The Palm Center obtained the statistics from the Pentagon and released them Thursday.
Pentagon spokeswoman Cynthia Smith said officials will not look into the matter because even inquiring about it might violate the 1993 policy, which says gay men and lesbians in the military cannot be investigated or punished as long as they keep their sexual orientation to themselves.
"If we did investigate it, we would have to ask questions, and we aren't supposed to ask any questions," Smith said.
On Saturday, President Barack Obama is scheduled to deliver the keynote address at a fundraising dinner for the nation's largest gay rights group.
Activists have begun to step up pressure on Obama to sign an executive order repealing the gay ban in the military. A White House spokesman said the president "is intent on making progress" on the issue.
In the Army, women accounted for 14 percent of personnel and 36 percent of the "don't ask, don't tell" discharges in 2008; in the Navy, it was 14 percent of the personnel and 23 percent of the discharges, and in the Marines, 6 percent and 18 percent.
The disparity was particularly striking in the Air Force, where women represented 20 percent of all personnel but 61 percent of those expelled. That is a significant jump from the previous year and marks the first time women in any branch of the military constituted a majority of those dismissed under "don't ask, don't tell," researchers said.
In 2007, 49 percent of Air Force personnel discharged for being gay were women.
Some women who served in the military said the gap could be a result of "lesbian-baiting" rumors and investigations that arise when women rebuff sexual overtures from male colleagues or do not meet traditional notions of feminine beauty.
"Often times the lesbians under my command were under scrutiny by the same men who were also sexually harassing straight women, so it was this kind of sexist undercurrent of 'You don't belong here,'" said Anuradha Bhagwati, a former Marine who founded the Service Women's Action Network, an advocacy group.
Julianne Sohn, the lone female Marine officer discharged under the policy last year, was a lieutenant who had served a seven-month tour in Iraq as a reservist when she received a telephone call at home from a lieutenant colonel informing her she was under investigation for being a lesbian.
The call was not a surprise. Some of her fellow Marines, who knew about her sexual orientation, had given her a heads-up a few months before.

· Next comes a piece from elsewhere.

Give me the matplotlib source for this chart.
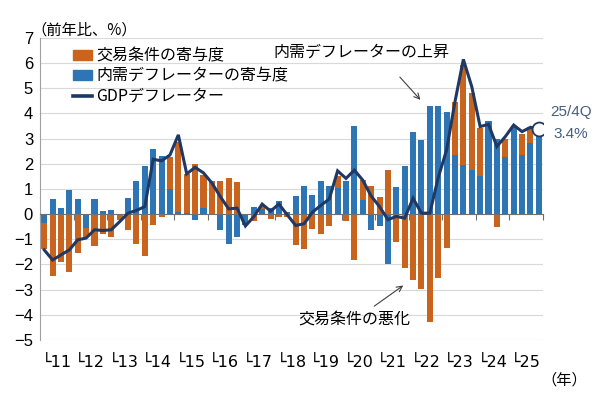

Sohn had been speaking publicly about her experience as a gay officer as part of an organized effort to spotlight the costs of "don't ask, don't tell." She said she could not respond honestly when colleagues wanted to know why she did not have a boyfriend, and said she asked her brothers to contact her girlfriend if she were killed in Iraq because she did not want to list a woman as her next of kin.
Sohn, 33, who now works as a police officer in Los Angeles, said hearing the investigating officer read her the military's equivalent of a criminal suspect's Miranda warning over the phone was a fresh insult.
"The way I look at is, all I've done is tell my story," said Sohn, who did not fight the inquiry and was honorably discharged. "I wanted to serve, and I did serve."